Il lungo cammino della legge. Il tema della trasparenza nel settore estrattivo non è un tema nuovo per quanto riguarda l’Unione europea. Il voto del 20 maggio rappresenta, infatti, il termine di un percorso portato avanti da alcuni anni. Un impulso in questo senso era arrivato nel 2010 con l’approvazione da parte del Congresso degli Stati Uniti della Dodd Frank act, una legge che impone alle aziende statunitensi quotate in Borsa di certificare che lo stagno, il tantalio, il tungsteno e l’oro utilizzato nelle loro produzioni non provenga dalle zone di conflitto della Repubblica Democratica del Congo e dei Paesi di confine. Una regione in cui, documenti delle Nazioni Unite, hanno più volte dimostrato il circolo vizioso di sfruttamento dei minerali e guerra. Un primo passo in questo senso l’Unione europea l’aveva compiuto nel 2013 con l’approvazione di una direttiva che chiede alle grandi compagnie estrattive di rendicontare i pagamenti (sopra i 100mila euro) nei confronti dei Paesi in cui operano. Una seconda direttiva, del settembre 2014, chiedeva alle stesse compagnie di rendere pubbliche anche informazioni non finanziarie riguardo a questioni ambientali, sociali e occupazionali, rispetto per i diritti umani e corruzione.
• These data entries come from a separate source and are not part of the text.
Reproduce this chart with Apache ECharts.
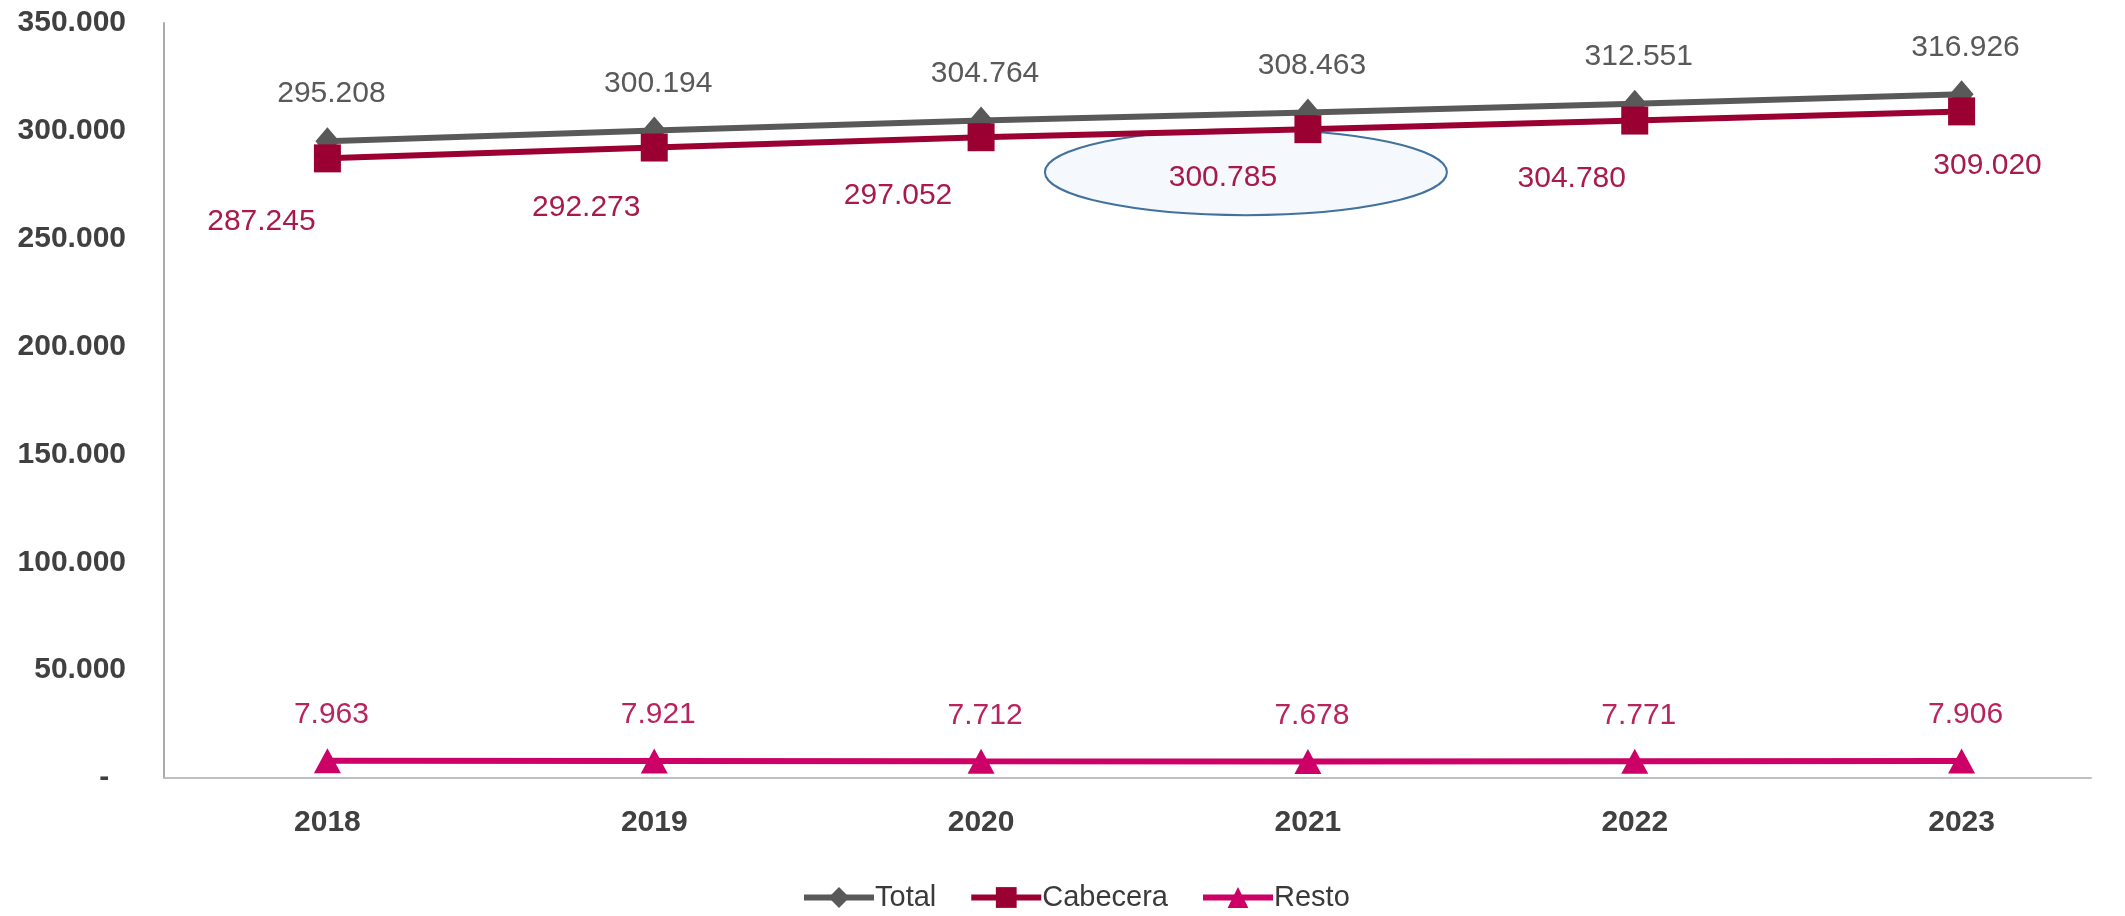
<!DOCTYPE html>
<html><head><meta charset="utf-8">
<script src="https://cdn.jsdelivr.net/npm/echarts@6/dist/echarts.min.js"></script>
<style>html,body{margin:0;padding:0;background:#fff}#c{width:2125px;height:916px}</style>
</head><body><div id="c"></div>
<script>
const categories = ['2018','2019','2020','2021','2022','2023'];
const total = [295208, 300194, 304764, 308463, 312551, 316926];
const cabecera = [287245, 292273, 297052, 300785, 304780, 309020];
const resto = [7963, 7921, 7712, 7678, 7771, 7906];
const yMin = 0, yMax = 350000, yInterval = 50000;
const seriesNames = ['Total', 'Cabecera', 'Resto'];

// layout only (label offsets relative to each point)
const cabeceraLabelOffsets = [[-66,63],[-68,60],[-83,59],[-85,49],[-63,58],[26,54]];

function fmt(v){ return v === 0 ? '-  ' : String(v).replace(/\B(?=(\d{3})+(?!\d))/g, '.'); }

const FONT = "'Liberation Sans', Arial, sans-serif";
const chart = echarts.init(document.getElementById('c'), null, {renderer:'canvas'});

const option = {
  animation: false,
  backgroundColor: '#ffffff',
  textStyle: { fontFamily: FONT },
  grid: [
    { left: 164, top: 23, bottom: 138, width: 1962 },
    { left: 164, top: 23, bottom: 138, width: 1927 }
  ],
  legend: {
    data: seriesNames,
    left: 796, top: 878,
    itemWidth: 70, itemHeight: 26, itemGap: 32,
    lineStyle: { width: 6 },
    textStyle: { fontSize: 29, color: '#3A3A3A', fontFamily: FONT, padding: [0, 0, 0, -4] }
  },
  xAxis: [
    { type: 'category', gridIndex: 0, data: categories, boundaryGap: true,
      axisLine: { show: false }, axisTick: { show: false },
      axisLabel: { fontSize: 30, fontWeight: 'bold', color: '#404040', margin: 30, fontFamily: FONT } },
    { type: 'value', gridIndex: 1, min: 0, max: 1,
      axisLine: { show: true, onZero: false, lineStyle: { color: '#BFBFBF', width: 2 } },
      axisTick: { show: false }, axisLabel: { show: false }, splitLine: { show: false } }
  ],
  yAxis: [
    { type: 'value', gridIndex: 0, min: yMin, max: yMax, interval: yInterval,
      axisLine: { show: true, lineStyle: { color: '#ABABAB', width: 2 } },
      axisTick: { show: false }, splitLine: { show: false },
      axisLabel: { fontSize: 30, fontWeight: 'bold', color: '#404040', margin: 38, fontFamily: FONT,
        formatter: v => fmt(v) } },
    { type: 'value', gridIndex: 1, show: false, min: 0, max: 1 }
  ],
  series: [
    { name: 'Total', type: 'line', xAxisIndex: 0, yAxisIndex: 0, data: total,
      symbol: 'diamond', symbolSize: [24, 28], z: 2,
      lineStyle: { color: '#595959', width: 6 }, itemStyle: { color: '#595959' },
      label: { show: true, position: 'inside', offset: [4, -47], color: '#595959', fontSize: 30, fontFamily: FONT,
        formatter: p => fmt(p.value) } },
    { name: 'Cabecera', type: 'line', xAxisIndex: 0, yAxisIndex: 0,
      data: cabecera.map((v, i) => ({ value: v, label: { offset: cabeceraLabelOffsets[i] } })),
      symbol: 'rect', symbolSize: [27, 28], z: 3,
      lineStyle: { color: '#9B0033', width: 6 }, itemStyle: { color: '#9B0033' },
      label: { show: true, position: 'inside', color: '#A81A4C', fontSize: 30, fontFamily: FONT,
        formatter: p => fmt(p.value) } },
    { name: 'Resto', type: 'line', xAxisIndex: 0, yAxisIndex: 0, data: resto,
      symbol: 'triangle', symbolSize: [27, 25], z: 4,
      lineStyle: { color: '#CC0066', width: 6 }, itemStyle: { color: '#CC0066' },
      label: { show: true, position: 'inside', offset: [4, -46], color: '#B8245E', fontSize: 30, fontFamily: FONT,
        formatter: p => fmt(p.value) } }
  ]
};
chart.setOption(option);

// Annotation ellipse around the 2021 Cabecera label
const p = chart.convertToPixel({ xAxisIndex: 0, yAxisIndex: 0 }, [categories[3], cabecera[3]]);
chart.setOption({
  graphic: [{ type: 'ellipse', silent: true, z: 0,
    shape: { cx: p[0] - 62, cy: p[1] + 43, rx: 201, ry: 43 },
    style: { fill: '#F5F9FD', stroke: '#41719C', lineWidth: 2 } }]
});
</script>
</body></html>
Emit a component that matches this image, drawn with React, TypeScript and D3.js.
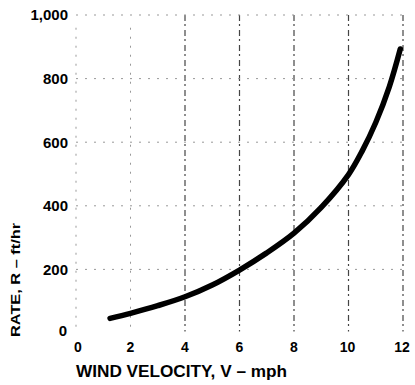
import React from "react";
import * as d3 from "d3";

const windVelocity = [1.25, 2, 3, 4, 5, 6, 7, 8, 9, 10, 10.5, 11, 11.5, 11.9];
const spreadRate = [46, 62, 86, 114, 151, 198, 252, 314, 395, 498, 572, 662, 775, 893];
const xTicks = [0, 2, 4, 6, 8, 10, 12];
const yTicks = [200, 400, 600, 800];
const yTickLabels = ["200", "400", "600", "800"];

export default function App() {
  const W = 415, H = 385;
  const x = d3.scaleLinear().domain([0, 12]).range([76, 403]);
  const y = d3.scaleLinear().domain([0, 1000]).range([333, 15]);
  const line = d3
    .line<number>()
    .x((_, i) => x(windVelocity[i]))
    .y((d) => y(d))
    .curve(d3.curveCatmullRom.alpha(0.5));
  const font = "'Liberation Sans', Arial, sans-serif";
  return (
    <svg width={W} height={H} style={{ position: "absolute", left: 0, top: 0, background: "#fff" }} fontFamily={font} fontWeight="bold">
      {/* vertical grid */}
      {xTicks.map((t) => (
        <line
          key={"vx" + t}
          x1={x(t)}
          x2={x(t)}
          y1={t < 4 ? y(960) : y(1000)}
          y2={y(5)}
          stroke={t < 4 ? "#999" : "#444"}
          strokeWidth={t < 4 ? 1 : 1.2}
          strokeDasharray={t < 4 ? "2,7" : "6,3,2,4"}
        />
      ))}
      {/* horizontal grid */}
      {[...yTicks, 1000].map((t) => (
        <line
          key={"hy" + t}
          x1={x(0)}
          x2={x(12)}
          y1={y(t)}
          y2={y(t)}
          stroke="#999"
          strokeWidth={1}
          strokeDasharray="2,7"
        />
      ))}
      {/* curve */}
      <path d={line(spreadRate) || ""} fill="none" stroke="#000" strokeWidth={5.5} strokeLinecap="round" />
      {/* y tick labels */}
      <text x={68} y={y(1000)} dy="0.36em" textAnchor="end" fontSize={15}>1,000</text>
      {yTicks.map((t, i) => (
        <text key={"yt" + t} x={68} y={y(t)} dy="0.36em" textAnchor="end" fontSize={15}>
          {yTickLabels[i]}
        </text>
      ))}
      <text x={67} y={y(0)} dy="0.2em" textAnchor="end" fontSize={15}>0</text>
      {/* x tick labels */}
      {xTicks.map((t) => (
        <text key={"xt" + t} x={x(t) + (t === 0 ? 2 : t >= 10 ? -1 : 0)} y={347} dy="0.36em" textAnchor="middle" fontSize={14}>
          {String(t)}
        </text>
      ))}
      {/* axis titles */}
      <text x={76} y={371} dy="0.36em" fontSize={16} textLength={211} lengthAdjust="spacingAndGlyphs">
        WIND VELOCITY, V – mph
      </text>
      <text
        transform={`translate(15,280) rotate(-90)`}
        textAnchor="middle"
        dy="0.36em"
        fontSize={13}
        textLength={114}
        lengthAdjust="spacingAndGlyphs"
      >
        RATE, R – ft/hr
      </text>
    </svg>
  );
}
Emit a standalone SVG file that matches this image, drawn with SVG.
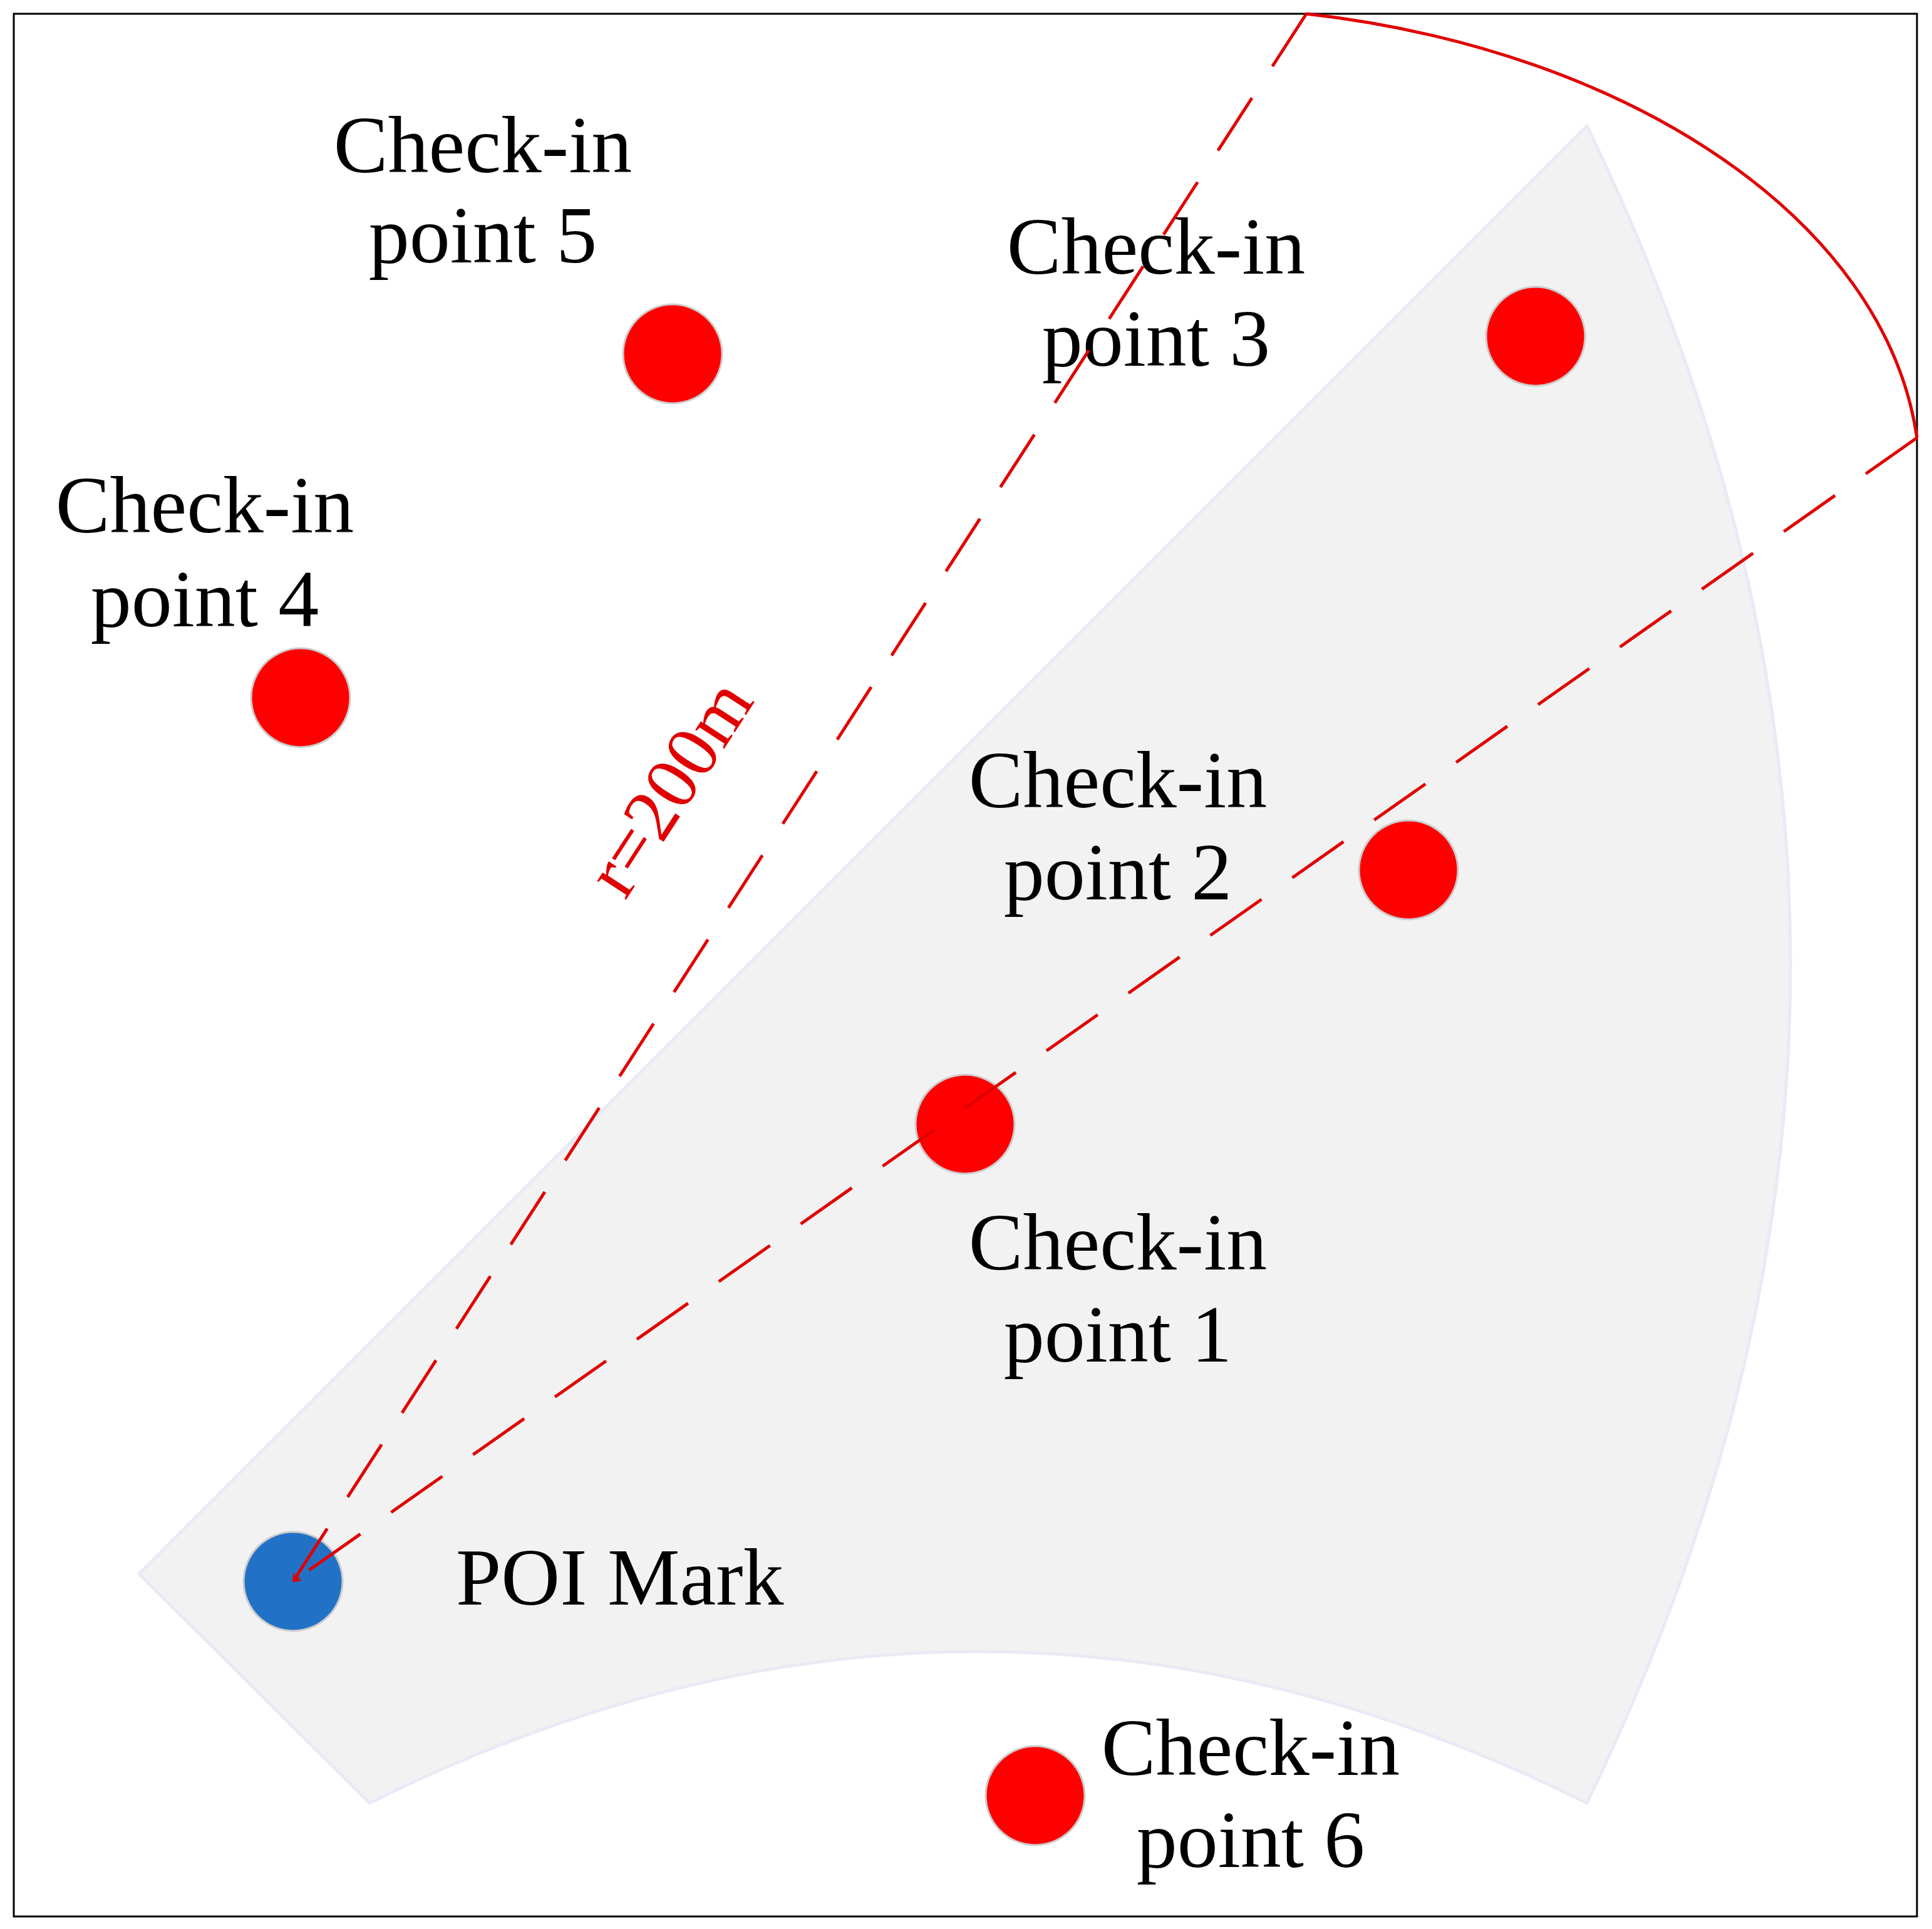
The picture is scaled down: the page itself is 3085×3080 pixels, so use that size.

Le critiche al testo. Il testo che approderà a Strasburgo presenta però alcune critiche che hanno spinto le organizzazioni europee della società civile a invocare una legge più “ambiziosa”. Per prima cosa si chiede ai Parlamentari europei di non limitare – come previsto dalla proposta – la nuova legge sulla tracciabilità solo alle importazioni di oro, stagno, tantalio e tungsteno, ma a tutti i minerali. In secondo luogo si auspica che l’obbligo di certificare la non provenienza dei minerali da zone di conflitto sia esteso a tutte le imprese e non solo alle fonderie e raffinerie dell’Unione europea. Temi che saranno al centro del dibattito nell’emiciclo.
L’appello di cento vescovi. Un richiamo ad un maggior impegno per la trasparenza è contenuto anche in un documento (scaricabile dal sito del Cidse) sottoscritto da oltre cento vescovi di tutto il mondo. “Attraverso questa catena di approvvigionamento – scrivono i presuli -, alcune compagnie europee sono complici di abusi. Questa situazione è intollerabile”. Da qui l’invito ai parlamentari europei: “L’Unione europea ha un’opportunità unica di porre fine a conflitti legati alle risorse, che hanno rappresentato il 40% di tutti i conflitti globali degli ultimi 60 anni. Noi chiediamo ai parlamentari europei e ai governi europei di rispondere a questa sfida”.